According to McMillan, the way to turn off the Bitch Switch is to learn to forgive and create a new story for yourself. “Change your narrative to empower yourself,” she says, “and the underground anger that is the driving force behind bitchiness will naturally disappear.” Do it. Your future husband will thank you for it.
The rest of the book falls in the same vein: Where you fall short, what you can do about it, and how it will help you find Mr. Right.

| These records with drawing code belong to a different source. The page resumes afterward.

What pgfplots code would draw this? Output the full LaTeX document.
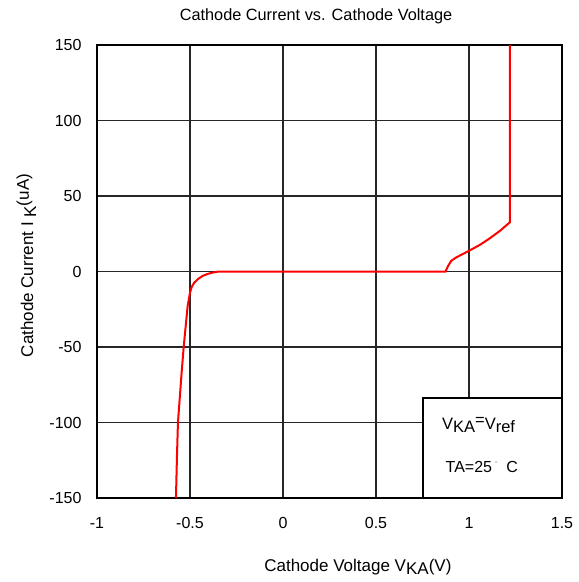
\documentclass[border=0pt]{standalone}
\usepackage{pgfplots}
\pgfplotsset{compat=1.18}
\usepackage{fontspec}
\setmainfont{Liberation Sans}

\newcommand{\sub}[1]{\raisebox{-0.35ex}{#1}}

\begin{document}
\fontsize{16}{18}\selectfont
\begin{tikzpicture}
\begin{axis}[
  scale only axis,
  width=465pt, height=453pt,
  xmin=-1, xmax=1.5, ymin=-150, ymax=150,
  xtick={-1,-0.5,0,0.5,1,1.5},
  ytick={-150,-100,-50,0,50,100,150},
  grid=major,
  grid style={black!85, line width=1.4pt},
  axis line style={black, line width=1.7pt},
  major tick length=0pt,
  /pgf/number format/assume math mode=true,
  tick label style={font=\fontsize{16}{18}\selectfont, text=black},
  xticklabel style={yshift=-14pt},
  yticklabel style={xshift=-10pt},
  title={Cathode Current vs. Cathode Voltage},
  title style={at={(0.471,1.041)}, anchor=base, font=\fontsize{16.3}{18}\selectfont},
  xlabel={Cathode Voltage V\sub{KA}(V)},
  xlabel style={at={(0.561,-0.163)}, anchor=base, font=\fontsize{17}{19}\selectfont},
  ylabel={Cathode Current I \sub{K}\raisebox{0.45ex}{(uA)}},
  ylabel style={at={(-0.1376,0.513)}, anchor=base, font=\fontsize{17}{19}\selectfont},
]
\addplot[red, line width=2pt] coordinates {
  (-0.5755,-150) (-0.570,-122) (-0.5648,-100) (-0.545,-67) (-0.534,-50)
  (-0.5126,-22.8) (-0.5,-14) (-0.49,-10) (-0.4766,-7.3) (-0.455,-4.8)
  (-0.4317,-2.9) (-0.405,-1.6) (-0.378,-0.7) (-0.355,-0.2) (-0.333,0)
  (0.874,0) (0.886,3.3) (0.904,7) (0.931,9.3) (1.0,13.7) (1.058,17.6)
  (1.112,22) (1.166,26.9) (1.220,32.6) (1.220,150)
};
\draw[black, line width=1.7pt, fill=white] (axis cs:0.753,-84) rectangle (axis cs:1.5,-150);
\node[anchor=base west, font=\fontsize{16.5}{18}\selectfont] at (axis cs:0.826,-104.6) {V\sub{KA}\raisebox{0.4ex}{=}V\sub{ref}};
\node[anchor=base west, font=\fontsize{16}{18}\selectfont] at (axis cs:0.845,-133) {TA=25\,\raisebox{0.7ex}{\color{black!40}\fontsize{7}{8}\selectfont°}\ \ C};
\end{axis}
\pgfresetboundingbox
\path (-97pt,-84pt) rectangle (482pt,498pt);
\end{tikzpicture}
\end{document}
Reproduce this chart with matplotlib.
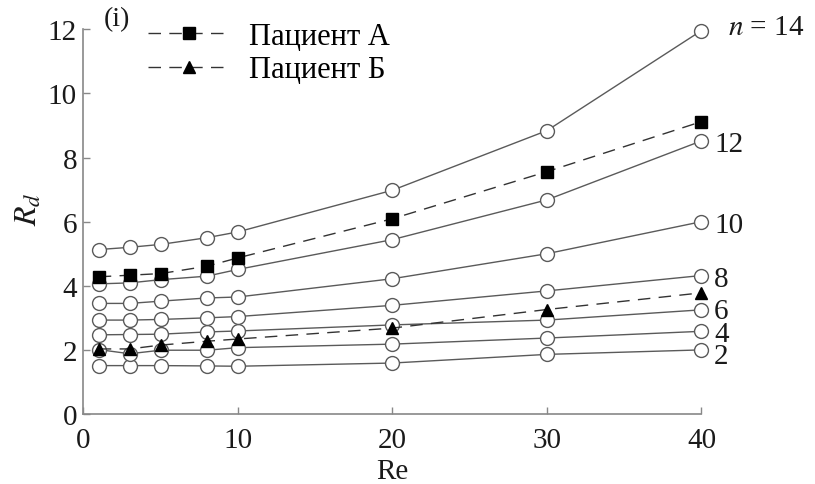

The only quibble I have with McMillan’s book is her idea that casual sex interferes with a woman’s ability to find a lifelong partner. Yes, if you’re sleeping with men for disingenuous reasons — thinking once you fall into bed he’ll decide he can’t live without you — then you’re probably going to be alone for a very long time. There are plenty of men out there who are unable to commit, either emotionally or because they’re already paired up with someone else. McMillan correctly points out that sleeping with guys like this in the hopes that they’ll change is completely ridiculous.
Equally ridiculous, though, is the notion that casual sex or a Friends With Benefits arrangement will get in the way of finding the husband your dreams. In fact, if you can handle it emotionally then it probably tips the scales in your favor. Let’s face it, plenty of women have a healthy sex drive and need to get their itch scratched on a regular basis. If you’ve got someone to help you with that, you can focus your energy on developing a relationship with someone else who interests you, not count down the minutes until you can get in his pants.
Admittedly, that arrangement won’t work for everyone but I’m not quite as quick as the author is to dismiss the validity of casual sex among consenting adults as you travel your relationship-seeking path. In fact, I met my partner precisely when my focus was on letting relationships evolve in their own way because my basic needs were already being met. In other words, don’t be too quick to dismiss casual sex as something that interferes with finding a mate. It might help.
Even though I don’t fit squarely in the book’s marketing demographic, I highly recommend taking Why You’re Not Married…Yet for a spin.
If you’re not searching for a spouse, you’ll still get valuable insight into relationships.
Plus, you can use the book as a scapegoat to get your point across. ”I didn’t call you a bitch, Tracy, the author did!”
But, if finding a life partner is important, then give this book a thorough read. If you listen to MacMillan’s straight-shooting talk, you’ll be choosing your bridesmaids dresses in no time.